Paladin Ziskele displays his lack of care for fresh recruits by reading of the "training section - success" text off his PipBoy without even taking a look at the training area.
If they can't see you, you can steal their shit
After watching the introductury video...
You get to do it yourself, again!
You can't see it, but Ghost has about 100% sneak score. That's why you can't see it.
Having fully recovered from his ordeal with the dog, Strom has also picked up some skill in sneaking, to avoid future dogs.
The plan goes off without a hitch. Ghost, sneaking and set on aggressive stance, stabs the raider with his Chainsword Jr....
...while Strom takes the other guy out with a well aimed SMG burst. The dog blunder would never again be repeated.
Ghost is a little sad, because the raider wasn't cut in two and his torso didn't fly off spraying blood and gore.

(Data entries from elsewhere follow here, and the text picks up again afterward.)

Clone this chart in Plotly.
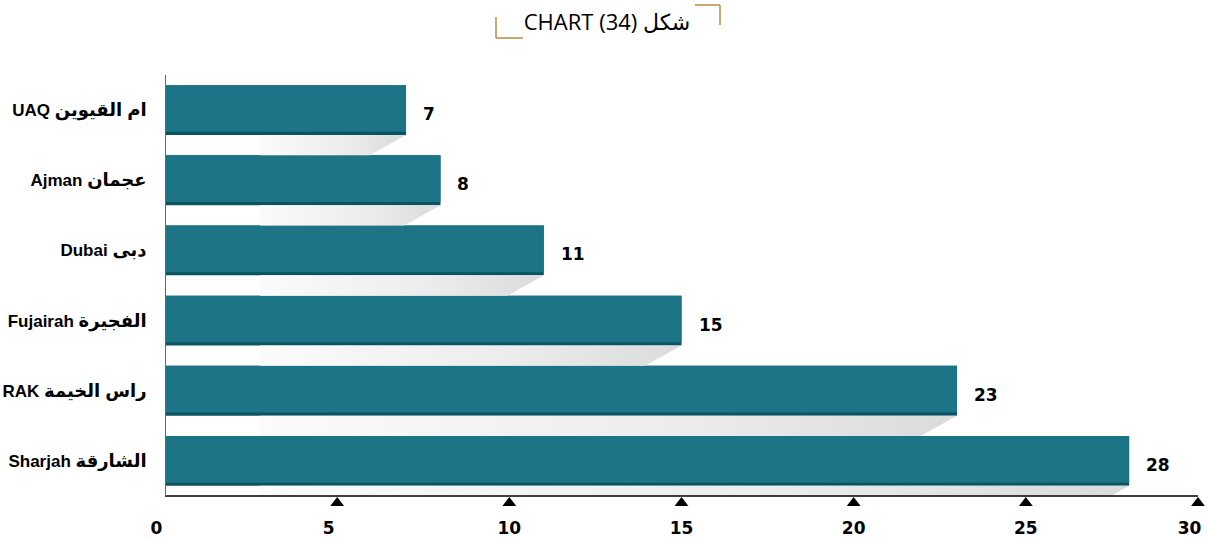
import plotly.graph_objects as go

# ---------------- data ----------------
latin_names = ["UAQ", "Ajman", "Dubai", "Fujairah", "RAK", "Sharjah"]
arabic_names = ["ام القيوين", "عجمان", "دبى", "الفجيرة", "راس الخيمة", "الشارقة"]
values = [7, 8, 11, 15, 23, 28]
x_ticks = [0, 5, 10, 15, 20, 25, 30]
title_text = "CHART (34) شكل"

# ---------------- style / geometry ----------------
W, H = 1208, 540
ML, MR, MT, MB = 165, 1, 75, 33
X_MAX_TICK = 30
PPU_X = (1198 - ML) / X_MAX_TICK          # axis 0..30 spans 165..1198 px
PPU_Y = (496 - MT) / 6.0                  # 6 category slots over 75..496 px
x_max = (W - MR - ML) / PPU_X
y_min = -0.5 - (H - MB - 496) / PPU_Y

TEAL = "#1c7486"
DARK = "#0a5461"
GOLD = "#b9944e"
BAR_W = 0.71
STRIP = 0.045
FONT = "DejaVu Sans, Liberation Sans, sans-serif"
CAT_FONT = "Liberation Sans, Arial, DejaVu Sans, sans-serif"

n = len(values)
pos = [n - 1 - i for i in range(n)]  # first category on top
cat_text = [f"<b>{la} <span style='font-size:18px'>{ar}</span></b>"
            for la, ar in zip(latin_names, arabic_names)]

fig = go.Figure()

# shadows beneath each bar (gradient wedge), cut at the x axis line
for p, v in zip(pos, values):
    y_top = p - BAR_W / 2
    y_bot = p - 1 + BAR_W / 2
    y_eff = max(y_bot, -0.5)
    x_bot = v - 1.05 * (y_top - y_eff) / (y_top - y_bot)
    fig.add_trace(go.Scatter(
        x=[2.76, v, x_bot, 2.76, 2.76],
        y=[y_top, y_top, y_eff, y_eff, y_top],
        mode="lines", line=dict(width=0), fill="toself",
        fillgradient=dict(type="horizontal",
                          colorscale=[[0, "#fbfbfb"], [0.6, "#ececec"], [1, "#dadbdb"]]),
        hoverinfo="skip", showlegend=False,
    ))

# dark bottom strip (full bar) + teal main body
fig.add_trace(go.Bar(
    x=values, y=pos, orientation="h", width=BAR_W,
    marker=dict(color=DARK, line=dict(width=0)),
    hoverinfo="skip", showlegend=False,
))
fig.add_trace(go.Bar(
    x=values, y=pos, orientation="h", width=BAR_W - STRIP,
    offset=-BAR_W / 2 + STRIP,
    marker=dict(color=TEAL, line=dict(width=0)),
    hovertemplate="%{x}<extra></extra>", showlegend=False,
))

# triangle tick markers just below the axis line
tri_x = [t for t in x_ticks if t > 0]
fig.add_trace(go.Scatter(
    x=tri_x, y=[-0.5 - 7 / PPU_Y] * len(tri_x), mode="markers",
    marker=dict(symbol="triangle-up", size=12, color="black", line=dict(width=0)),
    cliponaxis=False, hoverinfo="skip", showlegend=False,
))

fig.update_layout(barmode="overlay")

# value labels
for p, v in zip(pos, values):
    fig.add_annotation(
        x=v, y=p, text=f"<b>{v}</b>", showarrow=False,
        xanchor="left", yanchor="middle", xshift=15, yshift=-4,
        font=dict(family=FONT, size=17, color="black"),
    )

# axis lines
fig.add_shape(type="line", xref="x", yref="y", x0=0, x1=X_MAX_TICK, y0=-0.5, y1=-0.5,
              line=dict(color="black", width=1.5))
fig.add_shape(type="line", xref="x", yref="y", x0=0, x1=0, y0=-0.5, y1=n - 0.5,
              line=dict(color="#666666", width=2))

# gold corner brackets around the title (pixel -> paper)
def px(x):
    return (x - ML) / (W - ML - MR)

def py(y):
    return (H - MB - y) / (H - MT - MB)

gold_line = dict(color=GOLD, width=1.6)
for (x0, y0, x1, y1) in [(695, 5, 720, 5), (720, 5, 720, 25), (496, 17, 496, 38), (496, 38, 523, 38)]:
    fig.add_shape(type="line", xref="paper", yref="paper",
                  x0=px(x0), y0=py(y0), x1=px(x1), y1=py(y1), line=gold_line)

# tick label text (end labels nudged inward like the reference)
tick_text = []
for t in x_ticks:
    pad = "\u2002\u2002" if t in (0, 5, 30) else ""
    tick_text.append(f"<b>{t}</b>{pad}")

fig.update_layout(
    width=W, height=H,
    margin=dict(l=ML, r=MR, t=MT, b=MB, autoexpand=False),
    paper_bgcolor="white", plot_bgcolor="white",
    title=dict(text=title_text, x=0.5 + 3 / W, xref="container", xanchor="center",
               y=1 - 22 / H, yref="container", yanchor="middle",
               font=dict(family="Open Sans, Noto Sans, DejaVu Sans, sans-serif", size=22, color="black")),
    xaxis=dict(range=[0, x_max], tickvals=x_ticks, ticktext=tick_text,
               showgrid=False, zeroline=False, showline=False, automargin=False,
               ticks="outside", ticklen=6, tickcolor="rgba(0,0,0,0)", ticklabeloverflow="allow",
               tickfont=dict(family=FONT, size=17, color="black"), fixedrange=True),
    yaxis=dict(range=[y_min, n - 0.5], tickvals=pos, ticktext=cat_text,
               showgrid=False, zeroline=False, showline=False, automargin=False,
               ticks="outside", ticklen=14, tickcolor="rgba(0,0,0,0)",
               tickfont=dict(family=CAT_FONT, size=17, color="black"), fixedrange=True),
    hovermode="closest",
)

fig.write_html("out.html", config={"displayModeBar": False},
               post_script="document.body.style.margin='0';")
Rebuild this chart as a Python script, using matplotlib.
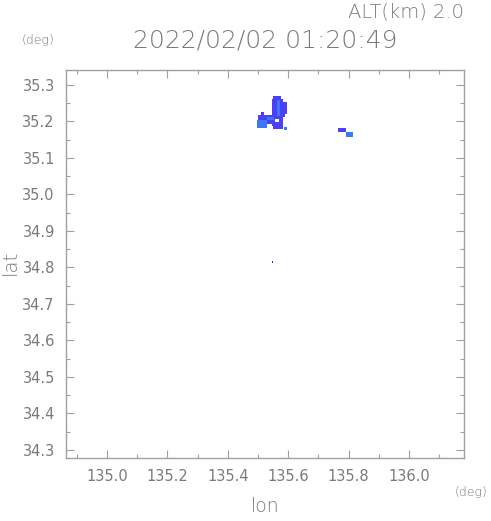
import numpy as np
import matplotlib
matplotlib.use("Agg")
import matplotlib.pyplot as plt
from matplotlib.colors import ListedColormap, BoundaryNorm
from matplotlib.ticker import MultipleLocator

# ---- data ----
title_time = "2022/02/02 01:20:49"
alt_label = "ALT(km) 2.0"
lon_ticks = [135.0, 135.2, 135.4, 135.6, 135.8, 136.0]
lat_ticks = [34.3, 34.4, 34.5, 34.6, 34.7, 34.8, 34.9, 35.0, 35.1, 35.2, 35.3]
lon_range = (134.864, 136.182)
lat_range = (34.278, 35.341)

# echo regions: lon0, lon1, lat0, lat1, level (0 = none, 1 = weak, 2 = stronger, 3 = single cell)
echo_lon0 = [135.548, 135.552, 135.583, 135.583, 135.500, 135.497, 135.548, 135.556, 135.565, 135.530, 135.588, 135.510, 135.548, 135.765, 135.790, 135.546]
echo_lon1 = [135.583, 135.578, 135.595, 135.590, 135.548, 135.532, 135.585, 135.570, 135.573, 135.555, 135.597, 135.520, 135.552, 135.790, 135.813, 135.549]
echo_lat0 = [35.212, 35.262, 35.222, 35.212, 35.193, 35.183, 35.180, 35.198, 35.215, 35.205, 35.176, 35.220, 35.180, 35.170, 35.156, 34.813]
echo_lat1 = [35.262, 35.268, 35.252, 35.222, 35.220, 35.205, 35.212, 35.207, 35.258, 35.214, 35.184, 35.226, 35.188, 35.182, 35.170, 34.818]
echo_level = [1, 1, 1, 1, 1, 2, 1, 0, 2, 2, 2, 1, 0, 1, 2, 3]

level_colors = ["#4a40fa", "#3c78fa", "#2020ff"]

# ---- grid ----
dlon, dlat = 0.0033, 0.0028
lon_edges = np.arange(lon_range[0], lon_range[1] + dlon, dlon)
lat_edges = np.arange(lat_range[0], lat_range[1] + dlat, dlat)
lon_c = 0.5 * (lon_edges[:-1] + lon_edges[1:])
lat_c = 0.5 * (lat_edges[:-1] + lat_edges[1:])
LON, LAT = np.meshgrid(lon_c, lat_c)
grid = np.zeros_like(LON)
for a, b, c, d, v in zip(echo_lon0, echo_lon1, echo_lat0, echo_lat1, echo_level):
    m = (LON >= a) & (LON <= b) & (LAT >= c) & (LAT <= d)
    if v == 3 and not m.any():
        i = np.argmin(np.abs(lat_c - 0.5 * (c + d)))
        j = np.argmin(np.abs(lon_c - 0.5 * (a + b)))
        m[i, j] = True
    grid[m] = v
data = np.ma.masked_where(grid == 0, grid)

fig = plt.figure(figsize=(4.91, 5.21), dpi=100)
ax = fig.add_axes([0.1344, 0.1209, 0.8106, 0.7447])
cmap = ListedColormap(level_colors)
norm = BoundaryNorm([0.5, 1.5, 2.5, 3.5], cmap.N)
ax.pcolormesh(lon_edges, lat_edges, data, cmap=cmap, norm=norm, shading="flat")

ax.set_xlim(*lon_range)
ax.set_ylim(*lat_range)
ax.set_xticks(lon_ticks)
ax.set_xticklabels([f"{v:.1f}" for v in lon_ticks])
ax.set_yticks(lat_ticks)
ax.set_yticklabels([f"{v:.1f}" for v in lat_ticks])
ax.xaxis.set_minor_locator(MultipleLocator(0.1))
ax.yaxis.set_minor_locator(MultipleLocator(0.05))

tcol = "#7a7a7a"
for s in ax.spines.values():
    s.set_color("#a0a0a0")
    s.set_linewidth(1.0)
ax.tick_params(which="both", direction="in", top=True, right=True, colors="#a0a0a0",
               labelcolor=tcol, labelsize=10.5)
ax.tick_params(which="major", length=6, width=0.8, pad=8)
ax.tick_params(which="minor", length=3, width=0.8)

fw = "light"
fig.text(0.945, 0.977, alt_label, ha="right", va="center", fontsize=14, color=tcol, fontweight=fw)
fig.text(0.54, 0.923, title_time, ha="center", va="center", fontsize=18, color=tcol, fontweight=fw)
fig.text(0.078, 0.923, "(deg)", ha="center", va="center", fontsize=9, color=tcol, fontweight=fw)
fig.text(0.96, 0.056, "(deg)", ha="center", va="center", fontsize=9, color=tcol, fontweight=fw)
fig.text(0.54, 0.027, "lon", ha="center", va="center", fontsize=13.5, color=tcol, fontweight=fw)
fig.text(0.02, 0.497, "lat", ha="center", va="center", fontsize=14, color=tcol, fontweight=fw, rotation=90)

fig.savefig("out.png", dpi=100)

That's because Ghost is a psychopath.
The noble art of shooting someone from so far away that they can't shoot back
Sniper rifles AND area of effect weapons? It's like I died and went into radioactive heaven!
Yes, let's see how guys with poetic names like Bullseye and Boomer will handle it.
First, get on your hands and knees...
Crawl as if you had forgotten to sneak, because I totally forgot that part!
By the time Boomer gets in place, Bullseye has already killed one raider.
Not to worry, there's time to use a grenade yet!
Watching the burning, writing form of the raider, Boomer wonders if that's how candle light dinners looked before the war.
Success! Now you have the barest minimum competence needed to be a Brotherhood initiate! Welcome to the Brotherhood of Steel!